Problem statement
Extract only the first line of the listing and every line after it up to and including the one with "const fermetures = [1, 2, 3, 4, 8];". Omit the pictures.

[Dataset excerpt]
◆ ◆ ◆ ◆

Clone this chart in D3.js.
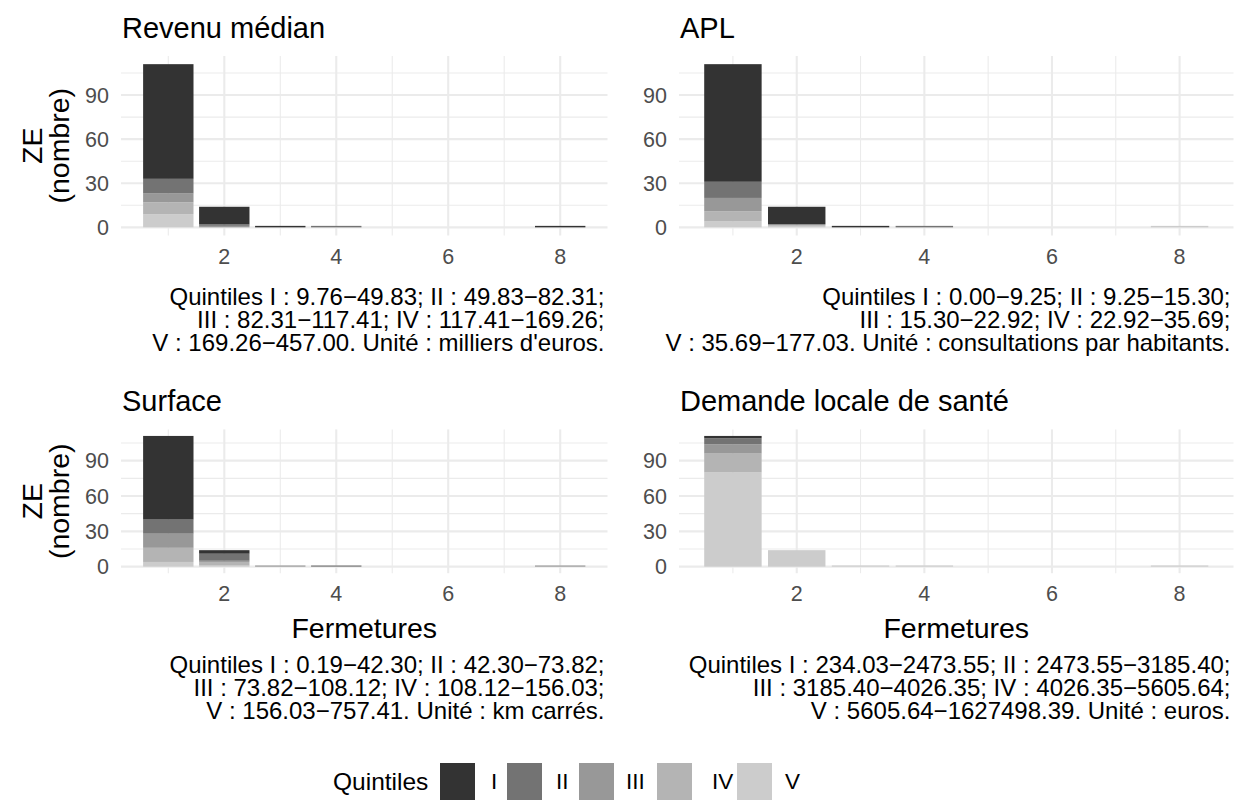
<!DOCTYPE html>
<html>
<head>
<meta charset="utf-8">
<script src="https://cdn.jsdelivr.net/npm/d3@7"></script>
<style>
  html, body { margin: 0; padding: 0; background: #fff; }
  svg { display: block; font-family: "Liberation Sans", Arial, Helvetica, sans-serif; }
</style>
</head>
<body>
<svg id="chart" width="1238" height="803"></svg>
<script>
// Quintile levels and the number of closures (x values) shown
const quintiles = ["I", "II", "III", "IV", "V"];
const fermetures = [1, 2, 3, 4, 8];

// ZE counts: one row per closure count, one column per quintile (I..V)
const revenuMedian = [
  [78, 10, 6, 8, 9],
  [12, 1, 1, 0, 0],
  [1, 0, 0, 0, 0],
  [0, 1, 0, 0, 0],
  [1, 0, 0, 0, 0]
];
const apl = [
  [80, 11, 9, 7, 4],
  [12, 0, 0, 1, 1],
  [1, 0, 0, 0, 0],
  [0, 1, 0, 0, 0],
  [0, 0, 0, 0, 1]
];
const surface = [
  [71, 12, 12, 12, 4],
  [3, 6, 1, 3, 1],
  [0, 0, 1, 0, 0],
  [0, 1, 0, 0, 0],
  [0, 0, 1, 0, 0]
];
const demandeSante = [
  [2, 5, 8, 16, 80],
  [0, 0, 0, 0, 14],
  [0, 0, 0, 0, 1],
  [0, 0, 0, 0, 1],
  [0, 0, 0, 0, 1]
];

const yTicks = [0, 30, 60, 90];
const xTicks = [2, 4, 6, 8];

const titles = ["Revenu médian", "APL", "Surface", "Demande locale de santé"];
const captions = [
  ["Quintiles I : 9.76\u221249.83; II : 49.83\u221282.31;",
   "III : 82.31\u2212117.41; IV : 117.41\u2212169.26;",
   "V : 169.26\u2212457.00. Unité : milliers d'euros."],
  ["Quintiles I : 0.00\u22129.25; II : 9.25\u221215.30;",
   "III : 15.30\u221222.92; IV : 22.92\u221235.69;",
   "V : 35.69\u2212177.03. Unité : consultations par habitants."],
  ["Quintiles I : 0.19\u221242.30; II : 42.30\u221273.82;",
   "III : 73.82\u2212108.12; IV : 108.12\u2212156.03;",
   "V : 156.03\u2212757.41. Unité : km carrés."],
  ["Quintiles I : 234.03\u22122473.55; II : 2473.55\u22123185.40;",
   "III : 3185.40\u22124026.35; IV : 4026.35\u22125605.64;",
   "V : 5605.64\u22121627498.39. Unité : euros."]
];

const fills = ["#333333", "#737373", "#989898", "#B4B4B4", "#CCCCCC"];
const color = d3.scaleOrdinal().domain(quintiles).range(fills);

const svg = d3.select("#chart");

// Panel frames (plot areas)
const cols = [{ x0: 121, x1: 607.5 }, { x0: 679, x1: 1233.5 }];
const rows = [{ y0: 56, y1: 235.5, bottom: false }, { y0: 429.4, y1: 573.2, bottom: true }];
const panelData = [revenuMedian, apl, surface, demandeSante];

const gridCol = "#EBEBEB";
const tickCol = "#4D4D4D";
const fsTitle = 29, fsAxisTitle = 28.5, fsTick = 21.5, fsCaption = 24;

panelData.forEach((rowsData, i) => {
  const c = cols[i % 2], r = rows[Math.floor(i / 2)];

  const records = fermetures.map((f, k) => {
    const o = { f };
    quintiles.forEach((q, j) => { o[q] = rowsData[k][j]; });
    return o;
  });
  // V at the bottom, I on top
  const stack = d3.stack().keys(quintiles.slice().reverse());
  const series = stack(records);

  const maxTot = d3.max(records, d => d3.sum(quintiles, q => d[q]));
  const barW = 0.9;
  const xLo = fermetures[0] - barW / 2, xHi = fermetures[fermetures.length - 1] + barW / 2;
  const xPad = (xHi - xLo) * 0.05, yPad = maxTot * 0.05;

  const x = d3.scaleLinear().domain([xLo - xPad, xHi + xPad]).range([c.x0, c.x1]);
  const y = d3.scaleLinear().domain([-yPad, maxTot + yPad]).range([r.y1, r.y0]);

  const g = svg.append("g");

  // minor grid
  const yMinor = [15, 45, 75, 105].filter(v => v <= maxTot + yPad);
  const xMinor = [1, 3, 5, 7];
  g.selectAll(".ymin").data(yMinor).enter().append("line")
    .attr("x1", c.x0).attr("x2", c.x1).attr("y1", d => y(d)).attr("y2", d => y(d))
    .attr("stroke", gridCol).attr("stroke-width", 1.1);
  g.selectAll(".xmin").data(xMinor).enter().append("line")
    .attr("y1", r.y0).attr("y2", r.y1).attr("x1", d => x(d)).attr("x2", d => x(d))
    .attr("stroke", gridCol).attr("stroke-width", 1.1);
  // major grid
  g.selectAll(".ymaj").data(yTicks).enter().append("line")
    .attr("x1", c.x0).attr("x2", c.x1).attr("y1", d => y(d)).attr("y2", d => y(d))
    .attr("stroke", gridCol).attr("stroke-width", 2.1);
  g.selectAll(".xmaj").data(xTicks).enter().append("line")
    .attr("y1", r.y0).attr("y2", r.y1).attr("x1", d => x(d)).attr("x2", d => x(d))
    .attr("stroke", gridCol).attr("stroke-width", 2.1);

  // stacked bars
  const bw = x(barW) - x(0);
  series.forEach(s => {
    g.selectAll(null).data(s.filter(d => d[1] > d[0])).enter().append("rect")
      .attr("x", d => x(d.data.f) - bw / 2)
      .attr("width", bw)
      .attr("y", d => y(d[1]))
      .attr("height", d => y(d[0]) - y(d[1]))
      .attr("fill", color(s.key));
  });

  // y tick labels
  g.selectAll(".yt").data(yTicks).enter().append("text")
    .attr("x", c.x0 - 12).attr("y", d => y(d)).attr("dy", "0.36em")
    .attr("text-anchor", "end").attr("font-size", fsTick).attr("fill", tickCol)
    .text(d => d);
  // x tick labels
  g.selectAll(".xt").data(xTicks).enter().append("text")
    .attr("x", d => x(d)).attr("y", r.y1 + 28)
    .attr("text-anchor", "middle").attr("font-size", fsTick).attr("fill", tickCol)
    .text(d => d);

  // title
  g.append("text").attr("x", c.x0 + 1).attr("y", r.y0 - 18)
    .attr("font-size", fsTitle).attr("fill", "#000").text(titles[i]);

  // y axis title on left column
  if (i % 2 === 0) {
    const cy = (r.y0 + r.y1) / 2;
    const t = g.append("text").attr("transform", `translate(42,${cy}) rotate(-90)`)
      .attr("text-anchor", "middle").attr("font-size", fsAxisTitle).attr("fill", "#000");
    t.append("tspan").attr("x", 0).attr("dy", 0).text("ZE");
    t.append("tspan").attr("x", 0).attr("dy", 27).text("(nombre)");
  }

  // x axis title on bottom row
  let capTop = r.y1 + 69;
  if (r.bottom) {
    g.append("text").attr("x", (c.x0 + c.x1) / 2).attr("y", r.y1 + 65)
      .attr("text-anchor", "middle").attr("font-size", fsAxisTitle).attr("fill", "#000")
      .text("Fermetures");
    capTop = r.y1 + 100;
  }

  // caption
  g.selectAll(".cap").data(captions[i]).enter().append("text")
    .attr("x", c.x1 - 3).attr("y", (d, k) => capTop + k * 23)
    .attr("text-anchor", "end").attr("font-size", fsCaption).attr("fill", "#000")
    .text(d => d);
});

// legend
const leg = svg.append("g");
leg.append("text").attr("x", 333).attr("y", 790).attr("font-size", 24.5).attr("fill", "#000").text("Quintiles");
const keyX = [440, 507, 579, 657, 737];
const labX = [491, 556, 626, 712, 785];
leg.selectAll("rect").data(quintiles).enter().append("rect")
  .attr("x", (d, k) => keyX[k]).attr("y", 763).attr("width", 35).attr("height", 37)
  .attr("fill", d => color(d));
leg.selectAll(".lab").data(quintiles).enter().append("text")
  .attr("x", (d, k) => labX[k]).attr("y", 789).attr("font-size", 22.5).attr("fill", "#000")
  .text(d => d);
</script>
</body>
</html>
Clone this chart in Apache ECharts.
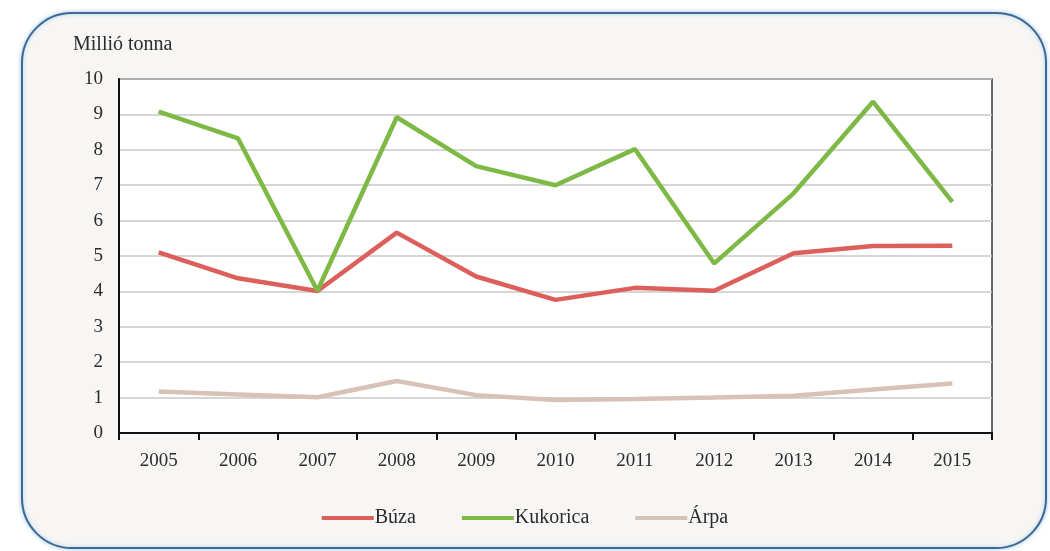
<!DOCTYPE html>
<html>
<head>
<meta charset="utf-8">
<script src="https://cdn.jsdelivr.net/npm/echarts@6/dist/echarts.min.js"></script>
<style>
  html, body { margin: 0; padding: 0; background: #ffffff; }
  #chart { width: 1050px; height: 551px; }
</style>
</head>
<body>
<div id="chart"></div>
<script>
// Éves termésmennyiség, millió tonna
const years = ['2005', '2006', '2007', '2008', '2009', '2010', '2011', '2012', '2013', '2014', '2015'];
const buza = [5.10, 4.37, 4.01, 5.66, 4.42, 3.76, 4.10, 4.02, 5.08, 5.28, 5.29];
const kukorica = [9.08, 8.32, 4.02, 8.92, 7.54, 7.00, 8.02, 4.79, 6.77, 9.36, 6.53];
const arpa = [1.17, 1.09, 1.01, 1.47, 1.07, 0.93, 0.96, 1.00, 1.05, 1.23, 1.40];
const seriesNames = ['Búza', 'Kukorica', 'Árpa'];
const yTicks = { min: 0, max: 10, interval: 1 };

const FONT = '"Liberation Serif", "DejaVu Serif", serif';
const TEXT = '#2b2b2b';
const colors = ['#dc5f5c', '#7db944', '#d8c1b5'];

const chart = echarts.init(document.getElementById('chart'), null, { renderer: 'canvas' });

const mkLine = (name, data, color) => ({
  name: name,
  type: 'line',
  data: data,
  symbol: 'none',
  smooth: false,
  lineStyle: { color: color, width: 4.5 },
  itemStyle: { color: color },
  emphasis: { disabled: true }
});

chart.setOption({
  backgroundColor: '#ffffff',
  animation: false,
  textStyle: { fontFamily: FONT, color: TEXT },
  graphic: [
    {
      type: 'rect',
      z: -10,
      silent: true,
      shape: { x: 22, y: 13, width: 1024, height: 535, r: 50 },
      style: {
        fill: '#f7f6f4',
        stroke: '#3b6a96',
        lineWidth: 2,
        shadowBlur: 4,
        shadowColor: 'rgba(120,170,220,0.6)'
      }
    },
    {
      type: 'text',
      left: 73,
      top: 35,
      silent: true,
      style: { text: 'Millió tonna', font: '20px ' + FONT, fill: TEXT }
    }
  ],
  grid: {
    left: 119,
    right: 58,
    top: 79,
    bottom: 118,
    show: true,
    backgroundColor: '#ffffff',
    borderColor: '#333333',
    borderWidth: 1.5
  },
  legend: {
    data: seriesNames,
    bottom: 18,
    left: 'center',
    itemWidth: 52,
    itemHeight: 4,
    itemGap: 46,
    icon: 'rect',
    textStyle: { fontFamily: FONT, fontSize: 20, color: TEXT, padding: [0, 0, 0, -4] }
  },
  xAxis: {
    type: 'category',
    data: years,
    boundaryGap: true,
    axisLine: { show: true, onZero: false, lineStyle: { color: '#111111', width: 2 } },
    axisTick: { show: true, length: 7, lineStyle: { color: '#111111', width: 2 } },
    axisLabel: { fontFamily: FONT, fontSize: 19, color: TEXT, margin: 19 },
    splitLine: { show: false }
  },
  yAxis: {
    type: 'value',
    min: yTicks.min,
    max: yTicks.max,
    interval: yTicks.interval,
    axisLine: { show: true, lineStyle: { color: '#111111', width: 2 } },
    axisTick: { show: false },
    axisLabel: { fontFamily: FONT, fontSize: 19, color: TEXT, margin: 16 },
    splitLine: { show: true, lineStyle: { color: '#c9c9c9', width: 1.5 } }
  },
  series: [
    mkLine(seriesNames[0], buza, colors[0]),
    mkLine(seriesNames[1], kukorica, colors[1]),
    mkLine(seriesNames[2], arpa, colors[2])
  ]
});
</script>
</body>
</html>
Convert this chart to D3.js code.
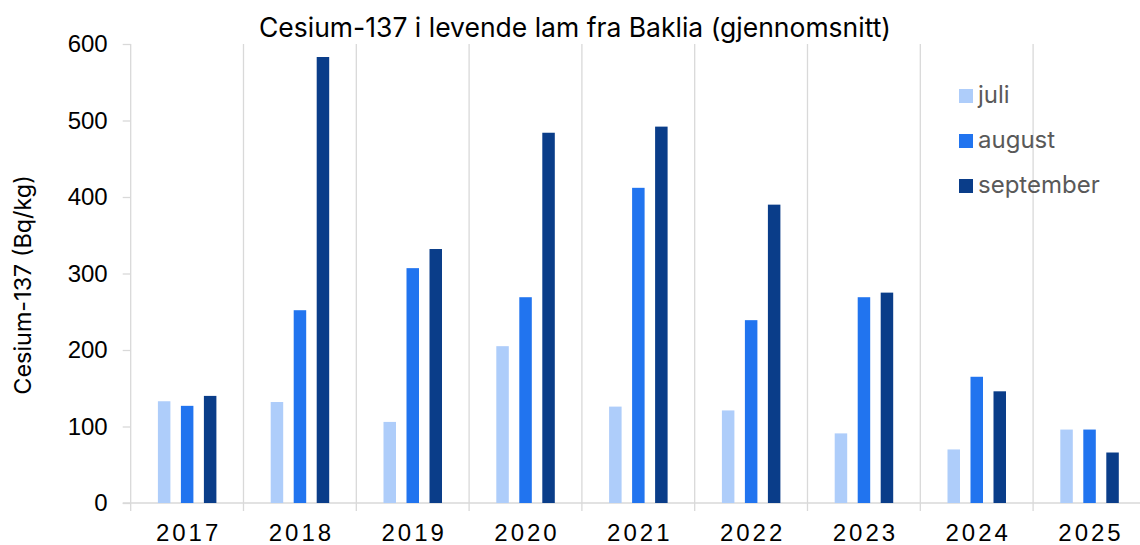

◆ ◆ ◆ ◆

Solution
Clone this chart in D3.js.
<!DOCTYPE html>
<html>
<head>
<meta charset="utf-8">
<script src="https://cdn.jsdelivr.net/npm/d3@7"></script>
<style>
  html, body { margin: 0; padding: 0; background: #fff; }
  svg { display: block; font-family: "Liberation Sans", Arial, Helvetica, sans-serif; }
</style>
</head>
<body>
<svg id="chart" width="1238" height="803"></svg>
<script>
// Quintile levels and the number of closures (x values) shown
const quintiles = ["I", "II", "III", "IV", "V"];
const fermetures = [1, 2, 3, 4, 8];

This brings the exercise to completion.